__To do__
Starting at the line with "The picture is" and stopping at the line with "4.58), (5.61, 5.14)]", repeat each line exactly. Include both and omit the rest.

__Dataset excerpt__
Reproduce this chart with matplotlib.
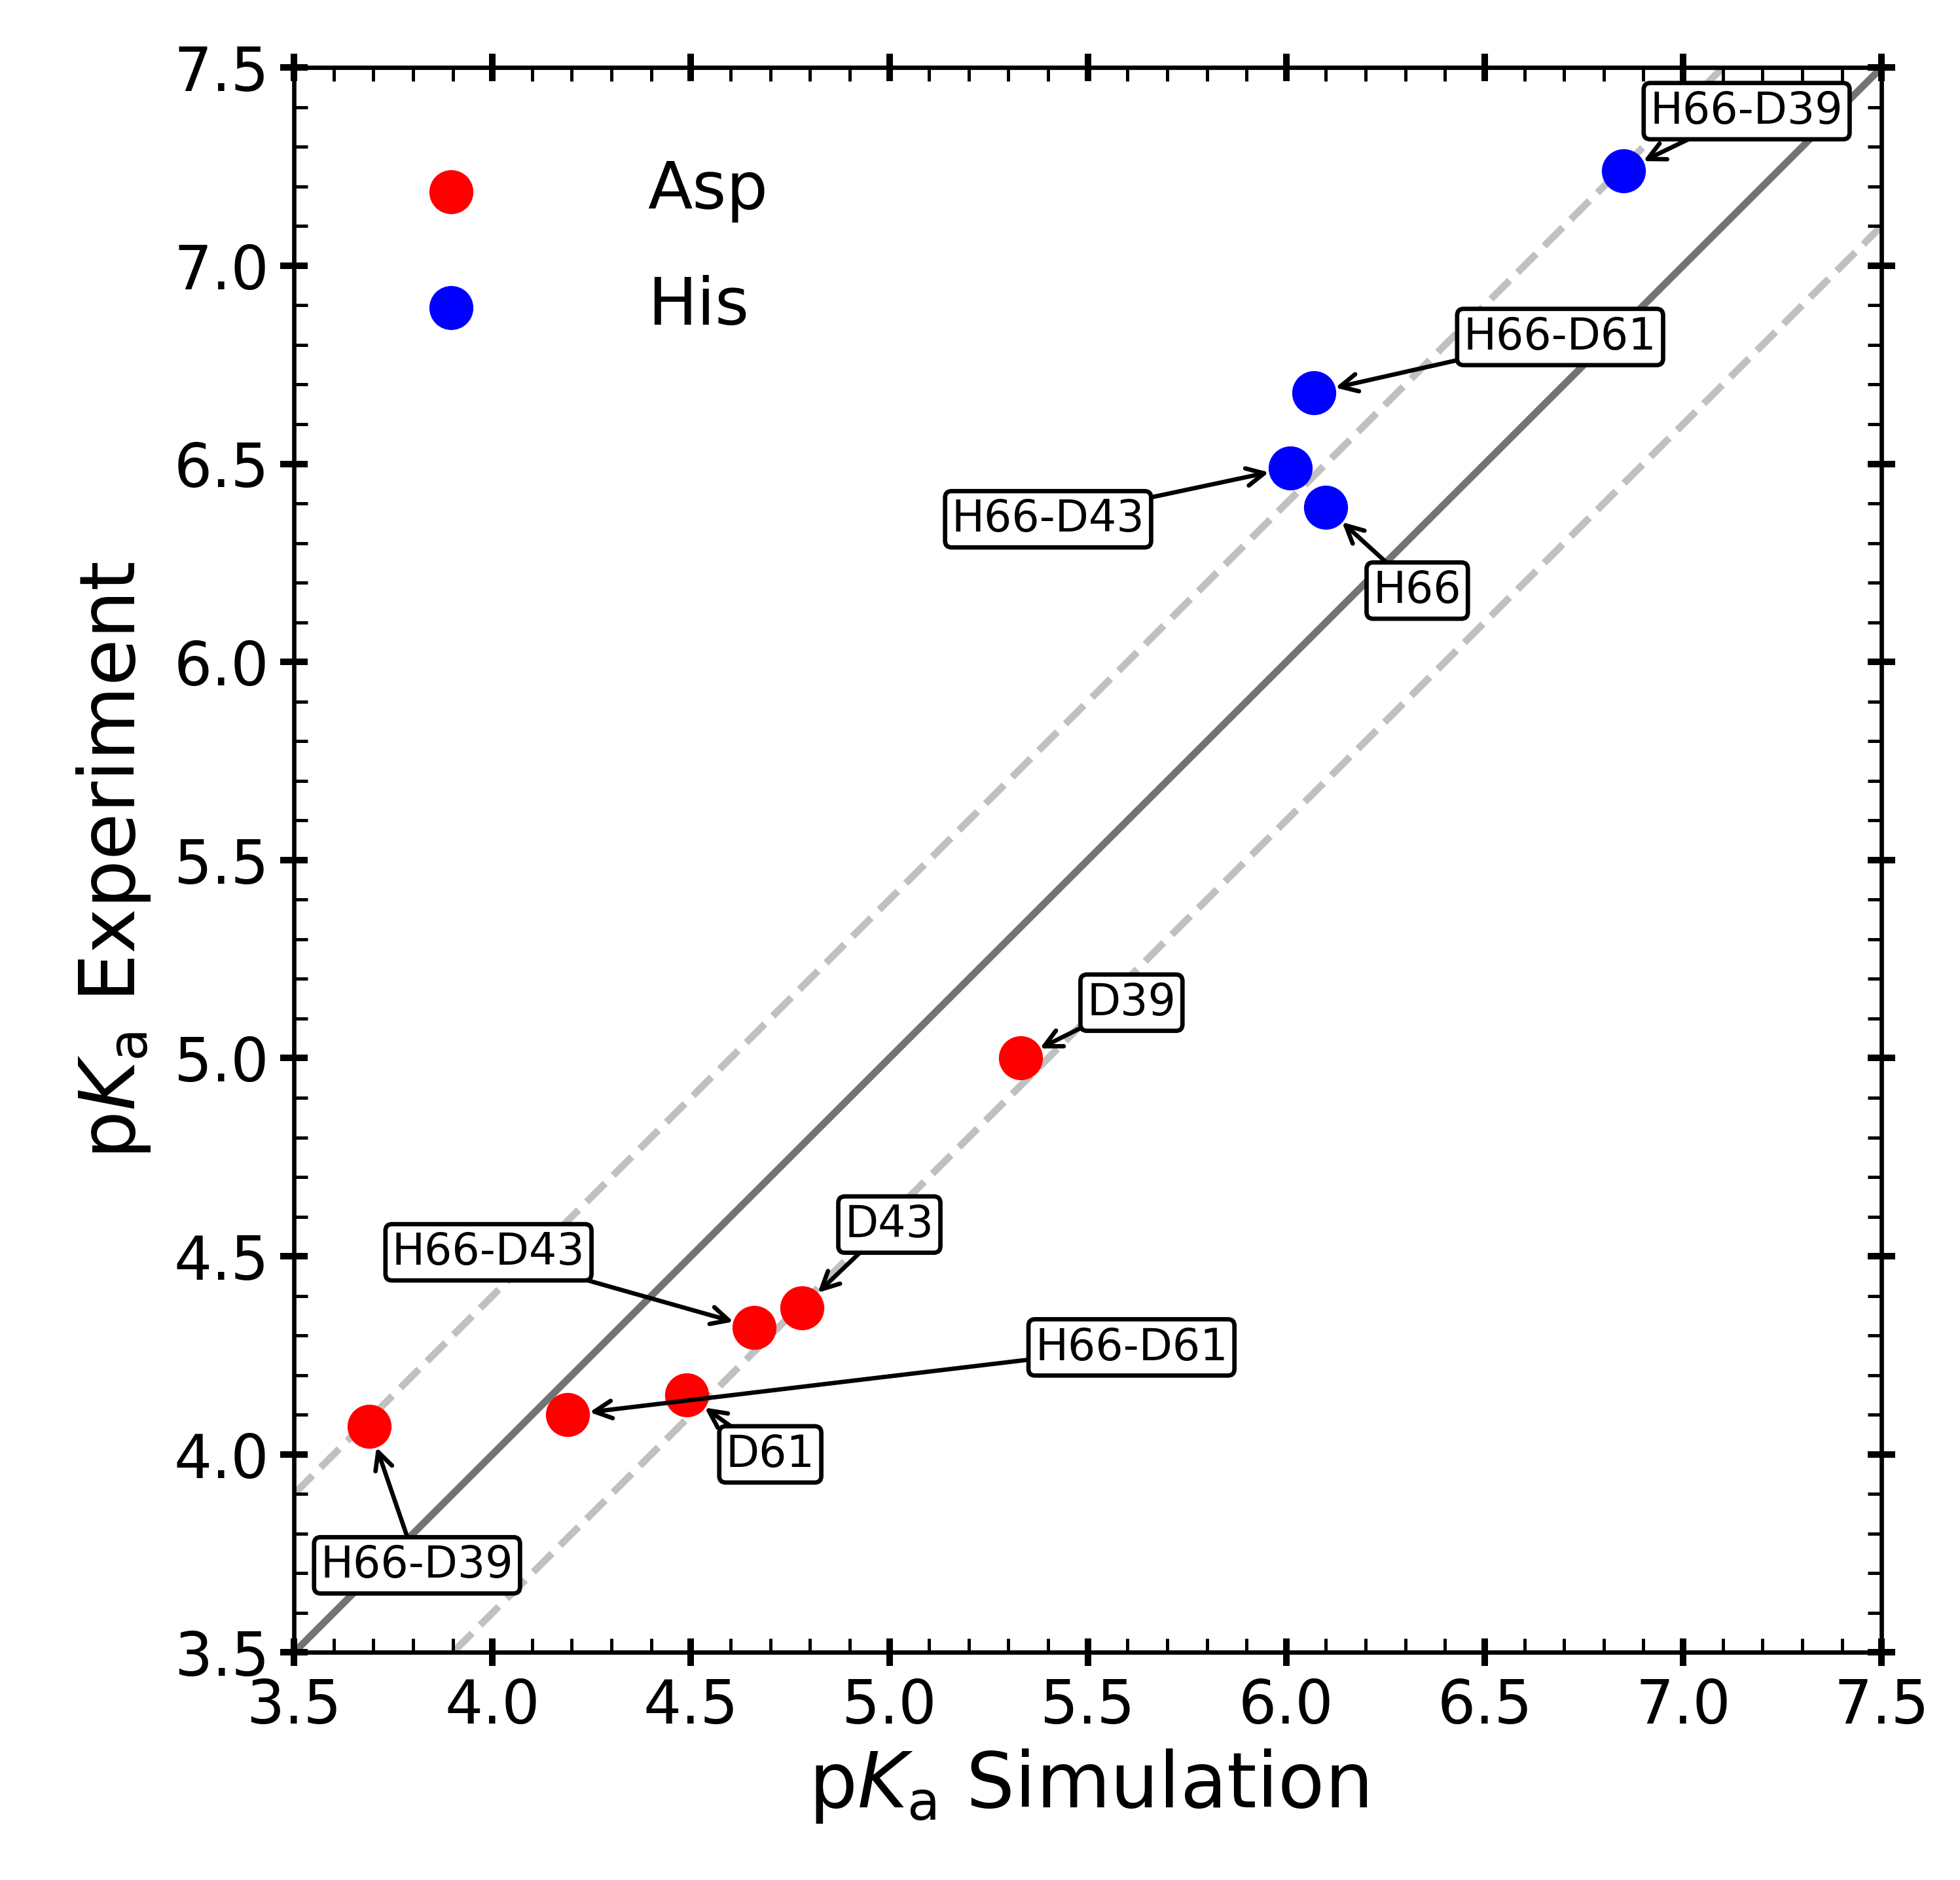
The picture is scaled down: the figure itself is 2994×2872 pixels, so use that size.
import matplotlib.pyplot as plt
import numpy as np

asp_sim = [3.69, 4.19, 4.49, 4.66, 4.78, 5.33]
asp_exp = [4.07, 4.10, 4.15, 4.32, 4.37, 5.00]
asp_names = ['H66-D39', 'H66-D61', 'D61', 'H66-D43', 'D43', 'D39']
asp_text = [(3.81, 3.72), (5.61, 4.27), (4.70, 4.00), (3.99, 4.51), (5.00, 4.58), (5.61, 5.14)]

his_sim = [6.01, 6.07, 6.10, 6.85]
his_exp = [6.49, 6.68, 6.39, 7.24]
his_names = ['H66-D43', 'H66-D61', 'H66', 'H66-D39']
his_text = [(5.40, 6.36), (6.69, 6.82), (6.33, 6.18), (7.16, 7.39)]

fig = plt.figure(figsize=(4.99, 4.787), dpi=600)
ax = fig.add_axes([0.150, 0.121, 0.810, 0.843])

x = np.array([3.5, 7.5])
ax.plot(x, x, color='0.45', lw=1.3, zorder=1)
ax.plot(x, x + 0.4, color='silver', lw=1.3, ls='--', zorder=1)
ax.plot(x, x - 0.4, color='silver', lw=1.3, ls='--', zorder=1)

ax.scatter(asp_sim, asp_exp, s=50, color='red', label='Asp', zorder=3)
ax.scatter(his_sim, his_exp, s=50, color='blue', label='His', zorder=3)

box = dict(boxstyle='round,pad=0.15', fc='white', ec='black', lw=0.8)
arrow = dict(arrowstyle='->', color='black', lw=0.8, shrinkA=0, shrinkB=4)
for name, xs, ys, t in zip(asp_names + his_names, asp_sim + his_sim,
                           asp_exp + his_exp, asp_text + his_text):
    ax.annotate(name, (xs, ys), xytext=t, ha='center', va='center',
                fontsize=8, bbox=box, arrowprops=arrow, zorder=4)

ax.set_xlim(3.5, 7.5)
ax.set_ylim(3.5, 7.5)
ax.set_xticks(np.arange(3.5, 7.51, 0.5))
ax.set_yticks(np.arange(3.5, 7.51, 0.5))
ax.set_xticks(np.arange(3.5, 7.51, 0.1), minor=True)
ax.set_yticks(np.arange(3.5, 7.51, 0.1), minor=True)
ax.tick_params(which='major', direction='inout', length=5, width=1.2, labelsize=11,
               top=True, right=True, pad=2)
ax.tick_params(which='minor', direction='in', length=2.5, width=0.6, top=True, right=True)
ax.set_xlabel('p$K_\\mathrm{a}$ Simulation', fontsize=14, labelpad=2)
ax.set_ylabel('p$K_\\mathrm{a}$ Experiment', fontsize=14, labelpad=4)
ax.legend(loc='upper left', frameon=False, fontsize=12, handletextpad=2.0,
          borderaxespad=1.0, labelspacing=0.8)

fig.savefig('out.png', dpi=600)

__Exercise response__
The picture is scaled down: the figure itself is 2994×2872 pixels, so use that size.
import matplotlib.pyplot as plt
import numpy as np

asp_sim = [3.69, 4.19, 4.49, 4.66, 4.78, 5.33]
asp_exp = [4.07, 4.10, 4.15, 4.32, 4.37, 5.00]
asp_names = ['H66-D39', 'H66-D61', 'D61', 'H66-D43', 'D43', 'D39']
asp_text = [(3.81, 3.72), (5.61, 4.27), (4.70, 4.00), (3.99, 4.51), (5.00, 4.58), (5.61, 5.14)]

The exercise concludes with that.